JOMBANG, JAVATIMES – Isu pengangkatan Tenaga Ahli (TA) Bupati Jombang kembali mencuat. Namun alih-alih mendapatkan klarifikasi yang mencerahkan, publik justru disuguhkan narasi lempar tanggung jawab yang memicu pertanyaan lebih besar: siapa sebenarnya yang bertanggung jawab?
Salah satu TA yang tengah disorot, Joko Prasetyo, SH, MH, mengklaim bahwa dirinya memiliki legalitas penugasan.
Yang jelas saya sebagai TA sudah punya legalitas sesuai regulasi yang ada, ujarnya. Meski demikian, ia justru mengarahkan media untuk bertanya langsung ke Pemkab Jombang. (sumber: Panji Nasional–red)
Langkah ini dinilai sebagai bentuk pengalihan tanggung jawab. Aktivis kebijakan publik, Rehal, menyebut pernyataan tersebut sebagai taktik klasik.
Ini jelas upaya membenturkan persoalan ke Sekda dan Kadiskomdig. Padahal semua tahu, yang mengangkat TA adalah Bupati. Kenapa sekarang Sekda dan Kadis Komunikasi yang dilempar pertanyaan? Ini bukan transparansi, ini strategi politik adu domba, ujarnya.
Rehal juga menyoroti absennya seluruh TA dalam konferensi pers resmi Pemkab Jombang. Forum yang seharusnya menjadi ajang keterbukaan justru berubah menjadi panggung kosong.
Tidak satu pun TA hadir. Padahal isu ini menyangkut langsung eksistensi mereka. Yang datang malah seperti orang-orang di bawah tekanan, tanpa landasan yang kuat. Ini menyedihkan, tegasnya.
Ia menambahkan, konferensi pers tersebut justru memperkuat kesan bahwa ada operasi lempar batu sembunyi tangan. Saat publik menuntut kejelasan, para aktor utama justru menghilang dari panggung.
Ini bukan lagi soal regulasi, tapi soal moral publik. Ketika rakyat bertanya, pejabat seharusnya menjawab, bukan menghindar, ujarnya.
Sementara itu, Sekretaris Daerah Jombang, Agus Purnomo, dan Kepala Dinas Komunikasi dan Digital, Endro Wahyudi, memilih bungkam. Dikonfirmasi melalui pesan singkat dan panggilan telepon, keduanya tak merespons. Bahkan ketika didatangi langsung ke kantor, jawaban yang diterima hanya satu kalimat: Sedang rapat.

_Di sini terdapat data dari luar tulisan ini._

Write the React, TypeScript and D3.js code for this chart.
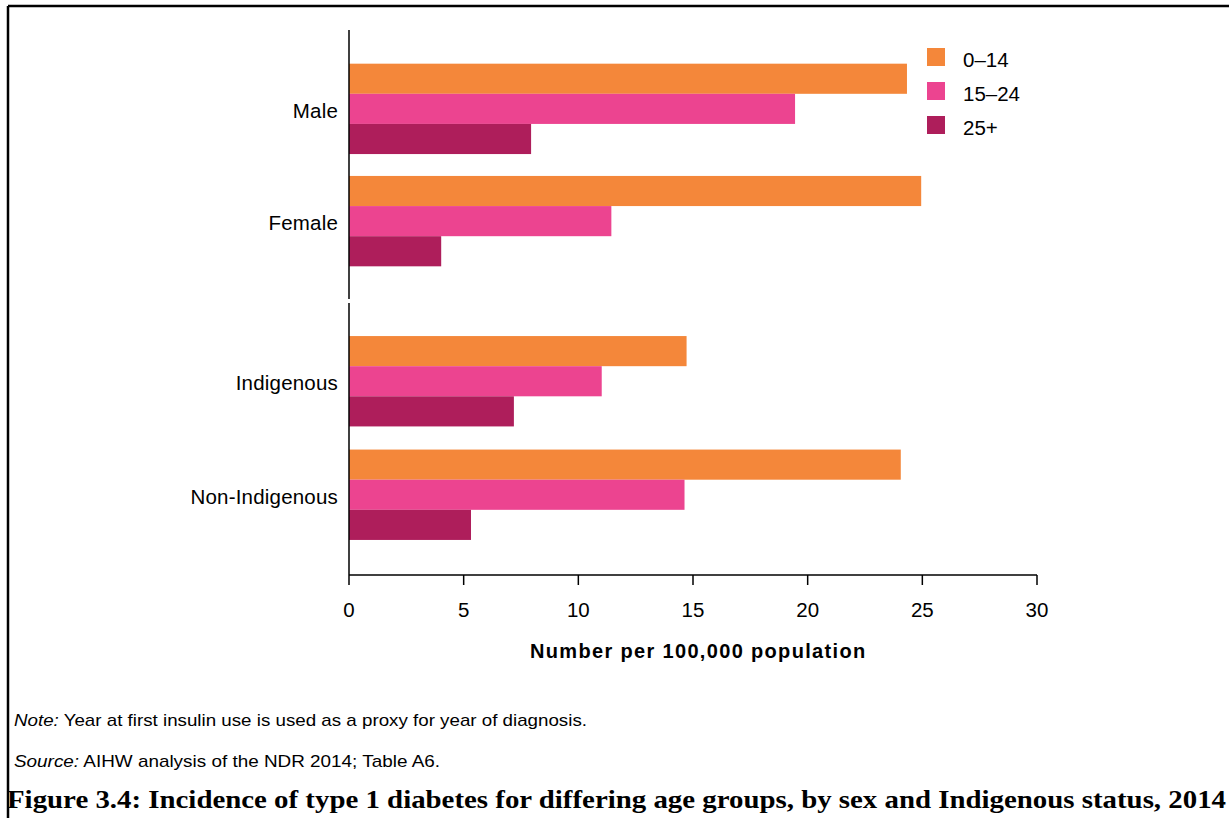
import React from "react";
import * as d3 from "d3";

const panelTop = ["Male", "Female"];
const panelBottom = ["Indigenous", "Non-Indigenous"];
const series = ["0–14", "15–24", "25+"];
const colors = ["#F4873A", "#EC4490", "#AE1E5B"];
const values0to14 = [24.33, 24.95, 14.72, 24.06];
const values15to24 = [19.45, 11.44, 11.02, 14.63];
const values25plus = [7.94, 4.02, 7.19, 5.32];
const xTicks = [0, 5, 10, 15, 20, 25, 30];
const categories = [...panelTop, ...panelBottom];

const W = 1229;
const H = 818;
const FONT = "'Liberation Sans', Arial, sans-serif";

export default function App() {
  const x = d3.scaleLinear().domain([0, 30]).range([349, 1037]);
  const yTop = d3.scaleBand().domain(panelTop).range([30, 300]).paddingInner(0.195).paddingOuter(0.3);
  const yBot = d3.scaleBand().domain(panelBottom).range([302, 575]).paddingInner(0.195).paddingOuter(0.3);
  const yCat = (c: string) => (panelTop.includes(c) ? yTop(c)! : yBot(c)!);
  const bw = yTop.bandwidth();
  const inner = d3.scaleBand().domain(series).range([0, bw]);
  const allVals = [values0to14, values15to24, values25plus];

  return (
    <svg width={W} height={H} style={{ position: "absolute", left: 0, top: 0 }} fontFamily={FONT}>
      <rect width={W} height={H} fill="#fff" />
      {/* frame */}
      <line x1={8} y1={6} x2={W} y2={6} stroke="#000" strokeWidth={2.5} />
      <line x1={8} y1={6} x2={8} y2={H} stroke="#000" strokeWidth={2.5} />

      {/* bars */}
      {categories.map((c, i) => (
        <g key={c}>
          {series.map((s, j) => (
            <rect
              key={s}
              x={x(0)}
              y={yCat(c) + inner(s)!}
              width={x(allVals[j][i]) - x(0)}
              height={inner.bandwidth()}
              fill={colors[j]}
            />
          ))}
          <text
            x={338}
            y={yCat(c) + bw / 2}
            dy="0.45em"
            textAnchor="end"
            fontSize={20.5}
            letterSpacing={0.2}
            fill="#000"
          >
            {c}
          </text>
        </g>
      ))}

      {/* y axis segments */}
      <line x1={349} y1={30} x2={349} y2={299} stroke="#000" strokeWidth={1.5} />
      <line x1={349} y1={303} x2={349} y2={575} stroke="#000" strokeWidth={1.5} />

      {/* x axis */}
      <line x1={x(0)} y1={575} x2={x(30)} y2={575} stroke="#000" strokeWidth={1.5} />
      {xTicks.map((t) => (
        <g key={t}>
          <line x1={x(t)} y1={575} x2={x(t)} y2={585} stroke="#000" strokeWidth={1.5} />
          <text x={x(t)} y={617} textAnchor="middle" fontSize={20.5} fill="#000">
            {t}
          </text>
        </g>
      ))}
      <text
        x={698}
        y={658}
        textAnchor="middle"
        fontSize={20}
        fontWeight="bold"
        letterSpacing={0.8}
        textLength={336}
        lengthAdjust="spacing"
        fill="#000"
      >
        Number per 100,000 population
      </text>

      {/* legend */}
      {series.map((s, j) => (
        <g key={s}>
          <rect x={927} y={48 + j * 34} width={18} height={18} fill={colors[j]} />
          <text x={963} y={60 + j * 34} dy="0.35em" fontSize={20.5} fill="#000">
            {s}
          </text>
        </g>
      ))}

      {/* notes */}
      <text x={14} y={726} fontSize={17} textLength={573} lengthAdjust="spacingAndGlyphs" fill="#000">
        <tspan fontStyle="italic">Note:</tspan> Year at first insulin use is used as a proxy for year of diagnosis.
      </text>
      <text x={14} y={767} fontSize={17} textLength={426} lengthAdjust="spacingAndGlyphs" fill="#000">
        <tspan fontStyle="italic">Source:</tspan> AIHW analysis of the NDR 2014; Table A6.
      </text>
      <text
        x={7}
        y={808}
        fontSize={25}
        fontWeight="bold"
        fontFamily="'Liberation Serif', 'Times New Roman', serif"
        textLength={1219}
        lengthAdjust="spacingAndGlyphs"
        fill="#000"
      >
        Figure 3.4: Incidence of type 1 diabetes for differing age groups, by sex and Indigenous status, 2014
      </text>
    </svg>
  );
}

Padahal, menurut sumber internal, baik Sekda maupun Kadiskomdig tidak dilibatkan sejak awal dalam proses pengangkatan TA. Ketidaktahuan ini semestinya cukup untuk membebaskan mereka dari tanggung jawab menjelaskan. Namun entah mengapa, mereka tetap didorong menjadi juru bicara untuk sesuatu yang bukan domain mereka.
Saat birokrasi memilih bungkam, publiklah yang menjadi korban.
Isu TA di Jombang kini bukan lagi sekadar soal teknis administrasi, tetapi telah menjadi cermin suram tentang bagaimana pejabat publik menyikapi akuntabilitas. Jika polemik ini terus dibiarkan, yang hilang bukan sekadar kepercayaan, tetapi juga wajah demokrasi lokal yang seharusnya dibangun di atas transparansi dan keberanian menjawab.
Di tengah kebisuan yang disengaja ini, pertanyaan publik justru terdengar makin lantang: siapa sebenarnya yang takut bicara?